7 DE NOVIEMBRE

 EL PURGATORIO Y LA RESIGNACIÓN

Los muertos que se purifican en las llamas del purgatorio no son grandes criminales, ni pecadores públicos, ni escandalosos que merecieron el anatema de la Iglesia y de las gentes. Son, por el contrario, almas santificadas por la gracia, que tienen que expiar faltas ligeras, pequeñas infidelidades, o pagar tan solo la deuda de la pena temporal de pecados ya perdonados. Entre esas almas las hay que adquirieron sobre la tierra un grado eminente de virtud, y que, por consiguiente, son más humildes, más castas, más obedientes, más caritativas y sobre todo más pacientes que nosotros porque sufren sin quejarse, y aun amorosamente, dolores intolerables, que sobrepasan a cuanto podamos imaginar o padecer en esta vida.
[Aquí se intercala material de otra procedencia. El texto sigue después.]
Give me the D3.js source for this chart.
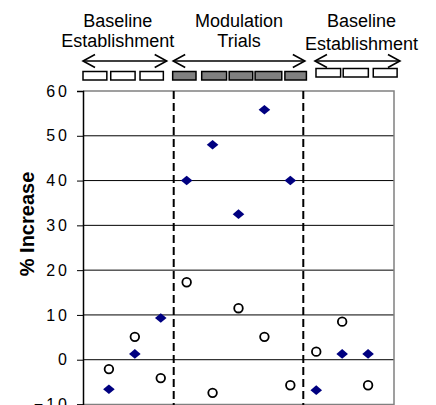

Fuego semejante al del infierno, las abrasa sin tregua y sin misericordia; y pena aún más cruel que el fuego, la pena de daño, les causa sufrimientos inenarrables, al privarles del goce y de la posesión de Dios.
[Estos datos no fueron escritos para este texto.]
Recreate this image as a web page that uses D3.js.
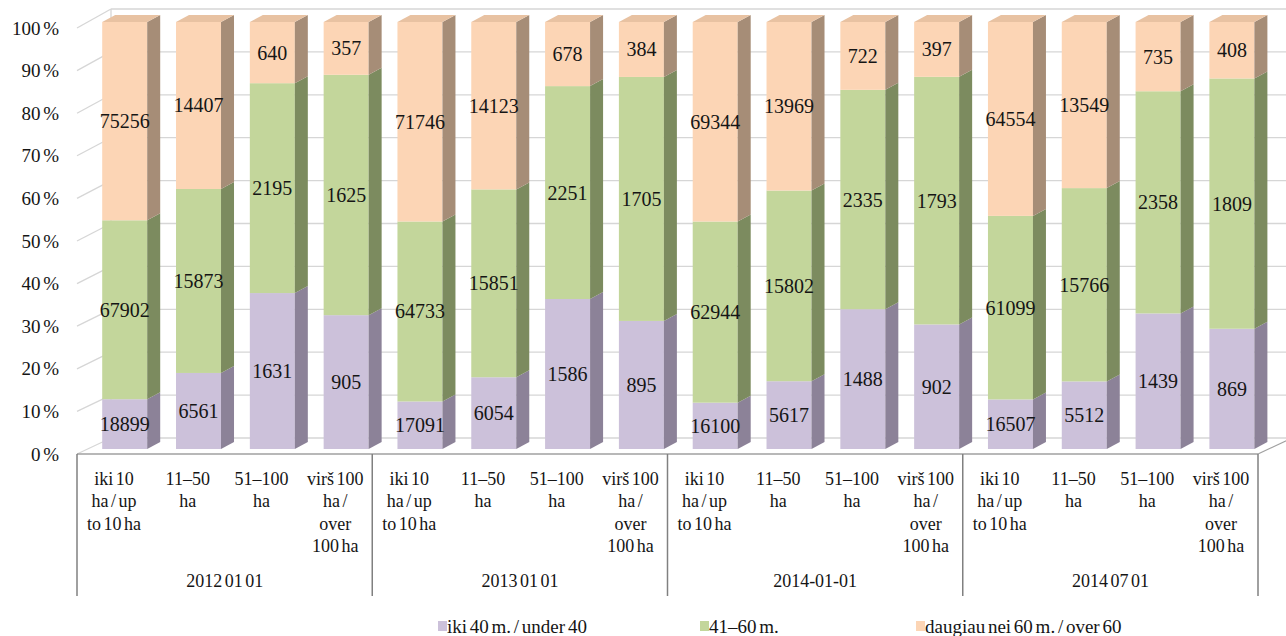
<!DOCTYPE html>
<html><head><meta charset="utf-8">
<script src="https://cdn.jsdelivr.net/npm/d3@7"></script>
<style>body{margin:0;background:#fff}svg{display:block}</style>
</head><body><svg id="c" width="1286" height="636" font-family="'Liberation Serif', 'Times New Roman', Times, serif" fill="#151515"></svg>
<script>
const groups = ["2012 01 01", "2013 01 01", "2014-01-01", "2014 07 01"];
const categories = ["iki 10 ha / up to 10 ha", "11–50 ha", "51–100 ha", "virš 100 ha / over 100 ha"];
const categoryLines = [["iki 10", "ha / up", "to 10 ha"], ["11–50", "ha"], ["51–100", "ha"], ["virš 100", "ha /", "over", "100 ha"]];
const seriesNames = ["iki 40 m. / under 40", "41–60 m.", "daugiau nei 60 m. / over 60"];
// values per bar, in order group by group, category by category
const under40 = [18899, 6561, 1631, 905, 17091, 6054, 1586, 895, 16100, 5617, 1488, 902, 16507, 5512, 1439, 869];
const m41to60 = [67902, 15873, 2195, 1625, 64733, 15851, 2251, 1705, 62944, 15802, 2335, 1793, 61099, 15766, 2358, 1809];
const over60 = [75256, 14407, 640, 357, 71746, 14123, 678, 384, 69344, 13969, 722, 397, 64554, 13549, 735, 408];
const yTicks = [0, 10, 20, 30, 40, 50, 60, 70, 80, 90, 100];
const yTickLabels = ["0 %", "10 %", "20 %", "30 %", "40 %", "50 %", "60 %", "70 %", "80 %", "90 %", "100 %"];

const frontCol = ["#CCC1DA", "#C3D69B", "#FCD5B5"];
const sideCol = ["#8C8298", "#7C8B5F", "#A68D77"];
const topCol = ["#B3A7C4", "#AFC285", "#E8C2A2"];

const svg = d3.select("#c");
const X0 = 77, X1 = 1258;
const DX = 34, DY = -16; // full depth of the walls
const yFront = d3.scaleLinear().domain([0, 100]).range([454, 28]);
const yBack = d3.scaleLinear().domain([0, 100]).range([438, 9]);
const yBar = d3.scaleLinear().domain([0, 100]).range([449, 22]);
const barOff = 10.8, barW = 45, bdx = 13, bdy = -7;

const xGroup = d3.scaleBand().domain(groups).range([X0, X1]).padding(0);
const xCat = d3.scaleBand().domain(categories).range([0, xGroup.bandwidth()]).padding(0);

// back wall grid
const grid = svg.append("g");
yTicks.forEach(t => {
  grid.append("line").attr("x1", X0 + DX).attr("x2", X1 + DX).attr("y1", yBack(t)).attr("y2", yBack(t))
    .attr("stroke", "#D6D6D6").attr("stroke-width", 1.3);
  grid.append("line").attr("x1", X0).attr("x2", X0 + DX).attr("y1", yFront(t)).attr("y2", yBack(t))
    .attr("stroke", "#D6D6D6").attr("stroke-width", 1.3);
});
grid.append("line").attr("x1", X0 + DX).attr("x2", X0 + DX).attr("y1", yBack(100)).attr("y2", yBack(0))
  .attr("stroke", "#D6D6D6").attr("stroke-width", 1.3);
// floor edges
grid.append("line").attr("x1", X0).attr("x2", X1).attr("y1", yFront(0)).attr("y2", yFront(0))
  .attr("stroke", "#A0A0A0").attr("stroke-width", 1.5);
grid.append("line").attr("x1", X1).attr("x2", X1 + DX).attr("y1", yFront(0)).attr("y2", yBack(0))
  .attr("stroke", "#A0A0A0").attr("stroke-width", 1.2);

// y labels
svg.append("g").selectAll("text").data(yTicks).join("text")
  .attr("x", 59).attr("y", d => yFront(d)).attr("dy", "0.35em").attr("text-anchor", "end")
  .attr("font-size", 19).attr("word-spacing", -2).text((d, i) => yTickLabels[i]);

// bars
const bars = [];
groups.forEach((g, gi) => categories.forEach((c, ci) => {
  const i = gi * 4 + ci;
  const vals = [under40[i], m41to60[i], over60[i]];
  const tot = d3.sum(vals);
  let cum = 0;
  const segs = vals.map((v, s) => { const a = cum; cum += v / tot * 100; return {s, v, a, b: cum}; });
  bars.push({g, c, segs});
}));
const bg = svg.append("g");
bars.forEach(bar => {
  const cx = xGroup(bar.g) + xCat(bar.c) + xCat.bandwidth() / 2 + barOff;
  const xl = cx - barW / 2, xr = cx + barW / 2;
  bar.segs.forEach(sg => {
    const y0 = yBar(sg.a), y1 = yBar(sg.b);
    bg.append("rect").attr("x", xl).attr("y", y1).attr("width", barW).attr("height", y0 - y1).attr("fill", frontCol[sg.s]);
    bg.append("path").attr("d", `M${xr},${y0}L${xr + bdx},${y0 + bdy}L${xr + bdx},${y1 + bdy}L${xr},${y1}Z`).attr("fill", sideCol[sg.s]);
    if (sg.s === 2) {
      bg.append("path").attr("d", `M${xl},${y1}L${xr},${y1}L${xr + bdx},${y1 + bdy}L${xl + bdx},${y1 + bdy}Z`).attr("fill", topCol[sg.s]);
    }
    bg.append("text").attr("x", cx).attr("y", (y0 + y1) / 2).attr("dy", "0.35em").attr("text-anchor", "middle")
      .attr("font-size", 20).text(sg.v);
  });
});

// category axis box
const ax = svg.append("g");
[...groups.map(g => xGroup(g)), X1].forEach(x => {
  ax.append("line").attr("x1", x).attr("x2", x).attr("y1", yFront(0)).attr("y2", 596).attr("stroke", "#808080").attr("stroke-width", 1.5);
});
groups.forEach(g => {
  categories.forEach((c, ci) => {
    const cx = xGroup(g) + xCat(c) + xCat.bandwidth() / 2;
    categoryLines[ci].forEach((ln, li) => {
      ax.append("text").attr("x", cx).attr("y", 485 + li * 22.3).attr("text-anchor", "middle").attr("font-size", 18)
        .attr("word-spacing", -2).text(ln);
    });
  });
  ax.append("text").attr("x", xGroup(g) + xGroup.bandwidth() / 2).attr("y", 587).attr("text-anchor", "middle").attr("font-size", 18)
    .attr("word-spacing", -2).text(g);
});

// legend
const legX = [438, 700, 916];
const lg = svg.append("g");
seriesNames.forEach((n, i) => {
  lg.append("rect").attr("x", legX[i]).attr("y", 621).attr("width", 9).attr("height", 10).attr("fill", frontCol[i]);
  lg.append("text").attr("x", legX[i] + 9).attr("y", 633).attr("font-size", 19).attr("word-spacing", -2).text(n);
});
</script></body></html>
Nosotros, que tanto hemos pecado, tal vez gravemente, en cuanto un pequeño mal nos aflige prorrumpimos en quejas y lamentaciones. ¿Acaso ignoramos la ley que nos OBLIGA a EXPIAR nuestros pecados, bien en esta vida, bien en la otra? ¿Y no es para nosotros mucho más conveniente pagar ahora las deudas a la misericordia del Señor, tan inclinado a perdonar, que no caer más tarde bajo los golpes de la divina Justicia, que nos exigirá "hasta el último céntimo? (Mat. 5, 26)." Al llevar con resignación en este mundo las penas y pruebas que Dios envía, hacemos nuestra eterna corona cada día más preciada, al paso que en el purgatorio pagaríamos integra la deuda contraída con Dios y sin mérito alguno por nuestra parte. No es posible dudar en esta ALTERNATIVA: es más provechoso pasar en este mundo el purgatorio, sufriendo con paciencia y mérito las penas de la vida, que pasarlo de verdad en el otro, donde seremos purificados por el tormento del fuego y donde, con todo rigor y sin nuevo provecho para nosotros, expiaremos hasta la más leve imperfección.
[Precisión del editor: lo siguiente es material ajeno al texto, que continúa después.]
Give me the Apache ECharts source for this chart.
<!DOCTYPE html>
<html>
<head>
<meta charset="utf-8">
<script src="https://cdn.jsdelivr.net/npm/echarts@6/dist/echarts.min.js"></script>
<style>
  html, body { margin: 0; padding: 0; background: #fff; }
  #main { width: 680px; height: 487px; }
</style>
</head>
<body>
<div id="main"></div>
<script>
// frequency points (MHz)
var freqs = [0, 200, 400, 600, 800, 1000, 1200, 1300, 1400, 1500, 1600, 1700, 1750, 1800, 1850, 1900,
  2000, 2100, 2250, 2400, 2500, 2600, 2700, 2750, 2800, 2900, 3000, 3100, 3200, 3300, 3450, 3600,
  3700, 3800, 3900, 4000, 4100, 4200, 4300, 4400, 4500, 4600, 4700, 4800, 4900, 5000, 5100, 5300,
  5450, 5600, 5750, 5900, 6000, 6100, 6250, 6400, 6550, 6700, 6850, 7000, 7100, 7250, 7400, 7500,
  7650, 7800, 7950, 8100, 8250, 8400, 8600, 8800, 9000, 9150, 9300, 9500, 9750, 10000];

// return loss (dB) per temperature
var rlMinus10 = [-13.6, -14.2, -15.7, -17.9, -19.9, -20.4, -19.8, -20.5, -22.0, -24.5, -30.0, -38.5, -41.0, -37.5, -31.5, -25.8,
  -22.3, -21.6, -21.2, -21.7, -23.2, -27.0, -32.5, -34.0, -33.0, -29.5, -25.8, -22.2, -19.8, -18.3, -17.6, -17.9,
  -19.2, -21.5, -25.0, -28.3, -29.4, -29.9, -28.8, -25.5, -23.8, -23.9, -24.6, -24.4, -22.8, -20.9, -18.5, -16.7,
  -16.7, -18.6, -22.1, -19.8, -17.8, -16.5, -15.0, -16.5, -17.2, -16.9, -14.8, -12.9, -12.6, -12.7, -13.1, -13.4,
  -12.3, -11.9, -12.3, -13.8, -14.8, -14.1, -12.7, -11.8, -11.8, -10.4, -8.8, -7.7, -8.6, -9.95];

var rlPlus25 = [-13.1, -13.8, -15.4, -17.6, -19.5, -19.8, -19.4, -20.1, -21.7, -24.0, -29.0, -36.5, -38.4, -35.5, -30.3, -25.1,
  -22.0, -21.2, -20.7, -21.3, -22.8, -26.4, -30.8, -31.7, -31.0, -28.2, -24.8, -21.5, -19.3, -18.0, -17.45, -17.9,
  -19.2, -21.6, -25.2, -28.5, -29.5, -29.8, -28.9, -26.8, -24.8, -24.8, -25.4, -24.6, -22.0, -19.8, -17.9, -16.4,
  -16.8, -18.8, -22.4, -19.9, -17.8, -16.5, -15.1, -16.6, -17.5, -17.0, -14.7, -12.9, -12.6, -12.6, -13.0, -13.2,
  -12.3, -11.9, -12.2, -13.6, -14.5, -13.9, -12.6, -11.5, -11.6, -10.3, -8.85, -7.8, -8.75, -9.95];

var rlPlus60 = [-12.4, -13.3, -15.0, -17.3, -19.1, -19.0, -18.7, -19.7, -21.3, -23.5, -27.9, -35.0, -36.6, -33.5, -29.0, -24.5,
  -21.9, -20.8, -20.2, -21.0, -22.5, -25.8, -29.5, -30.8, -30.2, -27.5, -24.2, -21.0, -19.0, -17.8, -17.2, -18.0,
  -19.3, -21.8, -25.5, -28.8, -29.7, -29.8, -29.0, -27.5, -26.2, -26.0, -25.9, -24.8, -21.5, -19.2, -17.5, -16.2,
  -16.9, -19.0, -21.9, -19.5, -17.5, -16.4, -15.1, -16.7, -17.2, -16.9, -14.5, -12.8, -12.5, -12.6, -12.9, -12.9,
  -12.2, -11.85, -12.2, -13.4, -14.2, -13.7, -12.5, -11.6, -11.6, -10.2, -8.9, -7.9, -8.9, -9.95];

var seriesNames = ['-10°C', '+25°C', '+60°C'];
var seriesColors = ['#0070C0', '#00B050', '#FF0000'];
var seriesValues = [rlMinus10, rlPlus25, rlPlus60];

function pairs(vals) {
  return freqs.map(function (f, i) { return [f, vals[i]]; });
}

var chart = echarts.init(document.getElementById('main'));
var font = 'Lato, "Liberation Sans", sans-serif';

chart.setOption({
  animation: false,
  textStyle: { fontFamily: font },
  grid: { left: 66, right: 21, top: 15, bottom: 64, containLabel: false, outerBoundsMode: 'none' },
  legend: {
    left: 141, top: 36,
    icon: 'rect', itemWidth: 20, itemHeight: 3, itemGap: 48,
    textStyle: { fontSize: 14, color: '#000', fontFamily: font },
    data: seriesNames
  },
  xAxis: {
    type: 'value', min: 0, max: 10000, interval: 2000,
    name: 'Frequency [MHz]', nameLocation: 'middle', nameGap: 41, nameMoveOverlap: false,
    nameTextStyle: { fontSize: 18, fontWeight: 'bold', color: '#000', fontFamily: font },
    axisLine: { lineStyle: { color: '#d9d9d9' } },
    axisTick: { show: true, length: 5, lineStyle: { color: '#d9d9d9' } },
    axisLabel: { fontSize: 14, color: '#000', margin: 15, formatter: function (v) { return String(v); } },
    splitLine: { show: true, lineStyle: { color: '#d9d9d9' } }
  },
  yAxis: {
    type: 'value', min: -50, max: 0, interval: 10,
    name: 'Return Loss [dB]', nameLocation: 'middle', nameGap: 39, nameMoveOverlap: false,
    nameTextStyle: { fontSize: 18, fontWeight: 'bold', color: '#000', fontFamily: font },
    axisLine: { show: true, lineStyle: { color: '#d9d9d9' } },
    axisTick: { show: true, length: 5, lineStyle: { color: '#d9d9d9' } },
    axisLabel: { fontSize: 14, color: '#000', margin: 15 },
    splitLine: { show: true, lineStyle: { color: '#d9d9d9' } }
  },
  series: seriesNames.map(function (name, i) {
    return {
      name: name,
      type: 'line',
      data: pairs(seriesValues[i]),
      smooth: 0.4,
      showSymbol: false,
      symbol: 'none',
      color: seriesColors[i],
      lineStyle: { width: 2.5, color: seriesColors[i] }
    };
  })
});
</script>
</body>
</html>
¡Oh divino Redentor mío! ¡Cuánto mejor es para mí practicar el renunciamiento y sufrir ahora unido a ti, que dejar ambas cosas para más tarde! Por tanto, quiero desde hoy aceptar todas las penas que me envíes: amarguras, tristezas, enfermedades, fastidios, dolores, humillaciones, contrariedades, llevando las cruces con calma y resignación. Para alcanzarlo, propongo; 1º pensar en el purgatorio y en las almas que allí sufren tan resignadas y llenas de amor, siempre que me sienta inclinado a lamentarme e impacientarme; 2º ofrecerte con frecuencia mis penas unidas a las tuyas, en expiación de mis pecados, para que sirvan de alivio a los fieles difuntos, que aun tienen deudas con la Justicia divina.